No era esto
A la vista de lo que está ocurriendo en Argentina, supongo que todos aquellos que siempre suspiraron por que el país abandonase la convertibilidad y corrigiera mediante una devaluación su abiertamente apreciado tipo de cambio real estarán entonando, con brechtiano distanciamiento, el muy socorrido 'no era esto, no era esto'. Pero, desafortunadamente para los argentinos, lo es. Como hace unos días escribía Manuel Mora y Araujo, frente a la opción favorecida por la mayoría de los argentinos -recorte del gasto público político sin devaluación- y frente a la alternativa que contaba con el consenso internacional -ajuste y devaluación-, la clase política argentina optó por dar un salto en el vacío y devaluar sin contar previamente con sólidas y creíbles anclas fiscales y monetarias. La tragedia económica y social que hoy está desarrollándose -y el tenebroso futuro que el país y sus políticos hoy comienzan ya a adivinar- era el escenario de caos identificado por todos aquellos familiarizados con las vulnerabilidades de la economía argentina y con su notoriamente imperfecta institucionalidad. La sorpresa de algunos y el temor al abismo que otros muchos ahora sienten no sirven de mucho consuelo. El jarrón ya está roto.
Argentina es un país imprescindible en la economía mundial. De cómo se gestione esta crisis dependerá el destino de otros países emergentes
En los últimos meses, Argentina ha consumado una de las mayores destrucciones de riqueza de las que se tienen noticia en la historia económica moderna: los sucesivos canjes de deuda, la declaración unilateral de default y las consecuencias de la devaluación en un país cuyos agentes están endeudados en dólares en el equivalente al 100% del PIB nacional son decisiones que amenazan con evaporar alrededor de 200.000 millones de dólares, una cifra que equivale a dos veces la financiación neta internacional que en el año 2001 recibieron la totalidad de países emergentes.
Este proceso ha venido acompañado por decisiones que han supuesto la ruptura de contratos privados y la alienación de derechos de propiedad que hacen todavía más incierta y costosa la normalización de las relaciones de Argentina con sus ciudadanos y con el resto del mundo. Todo ello en medio de una fenomenal crisis política y social, con la economía contrayéndose en términos anuales por encima del 10%, el desempleo superando el 20%, una buena parte de la economía real a la que se pretendía hacer competitiva con la devaluación al borde de la quiebra por el peso de sus deudas internas y externas, el ahorro de los depositantes cercado por un corralito del que nadie sabe cómo salir sin poner en riesgo sistémico la viabilidad económica del país, y una devaluación no acotada que provoca masivas y caprichosas transferencias de renta entre sectores, agentes económicos, empresas y, probablemente, individuos.

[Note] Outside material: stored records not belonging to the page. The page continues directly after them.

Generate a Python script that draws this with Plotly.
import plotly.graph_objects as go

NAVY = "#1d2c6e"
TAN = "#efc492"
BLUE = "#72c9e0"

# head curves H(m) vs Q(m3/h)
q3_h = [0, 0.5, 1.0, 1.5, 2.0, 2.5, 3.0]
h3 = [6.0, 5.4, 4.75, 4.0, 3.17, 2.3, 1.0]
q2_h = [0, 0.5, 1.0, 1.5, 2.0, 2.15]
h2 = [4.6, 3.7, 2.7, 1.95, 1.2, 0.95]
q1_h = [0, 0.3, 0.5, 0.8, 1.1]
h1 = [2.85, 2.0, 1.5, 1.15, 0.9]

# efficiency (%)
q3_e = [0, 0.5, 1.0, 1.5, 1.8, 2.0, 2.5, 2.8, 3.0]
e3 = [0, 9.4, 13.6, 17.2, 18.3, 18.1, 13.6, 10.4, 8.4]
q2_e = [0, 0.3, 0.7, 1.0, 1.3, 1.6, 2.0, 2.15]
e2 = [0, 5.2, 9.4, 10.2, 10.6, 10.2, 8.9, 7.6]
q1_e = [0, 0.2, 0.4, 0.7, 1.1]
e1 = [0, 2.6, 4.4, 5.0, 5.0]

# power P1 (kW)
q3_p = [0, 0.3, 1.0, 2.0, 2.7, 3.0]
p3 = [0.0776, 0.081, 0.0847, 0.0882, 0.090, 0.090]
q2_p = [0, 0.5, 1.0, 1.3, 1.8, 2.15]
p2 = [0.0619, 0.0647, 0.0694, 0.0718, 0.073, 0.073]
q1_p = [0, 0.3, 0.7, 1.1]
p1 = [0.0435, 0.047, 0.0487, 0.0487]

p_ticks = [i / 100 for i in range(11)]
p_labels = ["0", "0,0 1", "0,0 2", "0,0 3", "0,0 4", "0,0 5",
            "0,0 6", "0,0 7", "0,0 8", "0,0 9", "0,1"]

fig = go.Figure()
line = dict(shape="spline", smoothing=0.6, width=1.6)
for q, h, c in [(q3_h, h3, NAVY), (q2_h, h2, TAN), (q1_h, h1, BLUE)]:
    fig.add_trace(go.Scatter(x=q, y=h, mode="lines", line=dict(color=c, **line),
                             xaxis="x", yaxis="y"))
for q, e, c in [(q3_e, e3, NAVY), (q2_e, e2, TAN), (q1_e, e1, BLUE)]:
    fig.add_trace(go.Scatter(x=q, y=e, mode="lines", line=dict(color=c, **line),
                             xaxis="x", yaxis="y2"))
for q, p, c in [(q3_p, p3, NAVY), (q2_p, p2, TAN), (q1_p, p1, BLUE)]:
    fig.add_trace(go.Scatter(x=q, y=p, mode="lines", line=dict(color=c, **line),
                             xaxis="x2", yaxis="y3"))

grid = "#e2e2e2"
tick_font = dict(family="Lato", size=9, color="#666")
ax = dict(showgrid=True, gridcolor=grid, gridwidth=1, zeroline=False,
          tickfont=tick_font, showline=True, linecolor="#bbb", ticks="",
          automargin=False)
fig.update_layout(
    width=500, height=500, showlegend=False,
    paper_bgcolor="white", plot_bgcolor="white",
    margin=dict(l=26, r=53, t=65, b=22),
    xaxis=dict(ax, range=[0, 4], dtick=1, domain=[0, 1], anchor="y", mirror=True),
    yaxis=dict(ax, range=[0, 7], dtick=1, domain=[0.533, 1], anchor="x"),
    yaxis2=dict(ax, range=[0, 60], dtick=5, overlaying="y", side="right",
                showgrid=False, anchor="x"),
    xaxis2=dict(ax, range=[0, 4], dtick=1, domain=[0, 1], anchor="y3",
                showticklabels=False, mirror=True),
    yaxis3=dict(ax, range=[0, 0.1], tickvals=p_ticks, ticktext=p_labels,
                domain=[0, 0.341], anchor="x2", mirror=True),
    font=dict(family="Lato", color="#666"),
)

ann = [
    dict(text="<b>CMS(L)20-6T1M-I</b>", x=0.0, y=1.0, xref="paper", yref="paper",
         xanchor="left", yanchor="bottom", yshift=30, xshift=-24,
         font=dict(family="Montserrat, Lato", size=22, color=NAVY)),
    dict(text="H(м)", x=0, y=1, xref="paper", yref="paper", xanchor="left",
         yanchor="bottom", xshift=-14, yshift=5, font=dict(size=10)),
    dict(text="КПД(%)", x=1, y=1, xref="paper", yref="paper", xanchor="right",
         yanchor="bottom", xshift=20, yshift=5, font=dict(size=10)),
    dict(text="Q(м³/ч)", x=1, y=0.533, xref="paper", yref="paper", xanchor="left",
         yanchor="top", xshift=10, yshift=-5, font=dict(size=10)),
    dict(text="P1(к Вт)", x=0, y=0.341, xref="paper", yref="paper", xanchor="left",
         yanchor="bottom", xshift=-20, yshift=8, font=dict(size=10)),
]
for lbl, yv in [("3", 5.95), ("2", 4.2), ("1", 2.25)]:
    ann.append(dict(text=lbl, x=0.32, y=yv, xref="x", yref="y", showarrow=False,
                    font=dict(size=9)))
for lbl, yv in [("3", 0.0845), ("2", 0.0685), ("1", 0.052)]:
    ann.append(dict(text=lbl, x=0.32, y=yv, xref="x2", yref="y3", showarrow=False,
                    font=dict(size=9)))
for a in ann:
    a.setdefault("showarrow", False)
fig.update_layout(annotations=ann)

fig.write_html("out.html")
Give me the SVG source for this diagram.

Como están comprobando los argentinos, destruir es mucho más fácil que construir. Otros van pronto a aprender que cuando se abre la crisis de la dimensión de la que hoy sufre Argentina, las recetas apropiadas para situaciones normales de crisis son de una utilidad perfectamente descriptible. Hace ya tiempo que Argentina dejó de ser un problema exclusivamente financiero. A él se añade hoy la absoluta pérdida de credibilidad, la devastación producida en la seguridad jurídica y las consecuencias políticas y sociales de la terrible dinámica de destrucción de riqueza que se ha desatado. La comunidad internacional no debería sugestionarse con la idea de que los mercados políticos y económicos acabarán encontrando un punto de equilibrio que no comprometa la estabilidad de las economías argentina y mundial. Eso será inevitable en el largo plazo, pero en el corto lo único cierto es que la tercera economía de Latinoamérica está disolviéndose -en más de un sentido- como un azucarillo y nadie sabe qué hacer más allá de demandar 'planes sustentables' que significan cosas muy distintas para cada uno de los agentes que deberían ser los protagonistas de las soluciones. Aceptar con fatalismo lo que está ocurriendo en Argentina es un error de magnitud asimilable a las múltiples y persistentes equivocaciones de la dirigencia económica y política argentina. Pero con una diferencia: si todo sale mal, los costes no se van a poder contener dentro de las fronteras argentinas.